As the Minister of State said, it is absolutely imperative that commercial bodies segregate their waste, as householders have been doing for a long time, but this is not waste we are talking about but unsold products. What we have heard from the French evaluation process is that there has not been a single case of textiles being dumped in the last three years since the legislation was introduced in that country. Regarding Amazon, what the French have found is that there has been a marked increase in the number of donations from the company's fulfilment centres. One of the loopholes causing concern is around the damaging of goods and how that might be policed. My Bill addresses the issue of the wilful damaging of products. Of course, compliance is key but we have covered the loophole that exists in the French legislation in terms of retailers marking products that are perfectly good as damaged in order to get around the legislation.
While we do not have exact statistics on the volume of products that are being dumped, we can listen to the experts on this. As I said, DHL, which is an international shipping company, has asked its customers about this. It has found that there has been a 19% increase in returns and that 17% of businesses are dealing with those returns through disposal. Optoro, a logistics company that works with online retailers in managing returns, has said that 50% of items are dumped. Amazon alone, as we discussed previously, has 175 fulfilment centres. If one extrapolates from the exposés in France or Britain, we are talking about 1 billion items a year being dumped.The scale of the problem is enormous. We do not have time to wait; we need to be bold. We need to be more like the French and not wait around for the EU regulations, which are lesser and - I cannot use the word "radical" - not as ambitious as the French legislation.

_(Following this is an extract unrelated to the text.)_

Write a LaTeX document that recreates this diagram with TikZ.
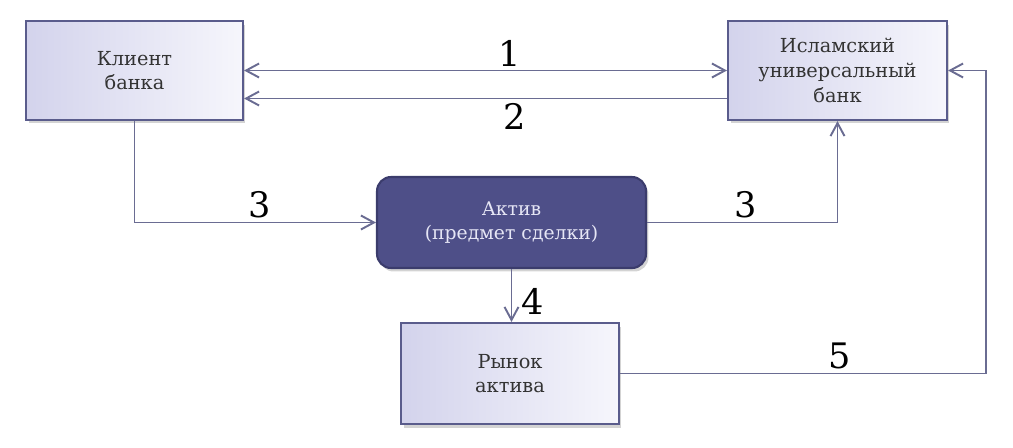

On transport, it was admitted again by Alma Dufour that you cannot stop companies transporting to other countries. Compliance is key, and resourcing of procedures relating to non-compliance is one of the elements they think will come out of the evaluation process. We live on an island. The fact that companies might possibly transport waste elsewhere is not it a reason to not do things. We have to crack down on this business model. The legislation before the House is constructive. It is trying to do something that other countries have already pushed ahead and done. The Minister of State said he is not opposed to this, but I do not get any impression that it will be implemented. That is disappointing.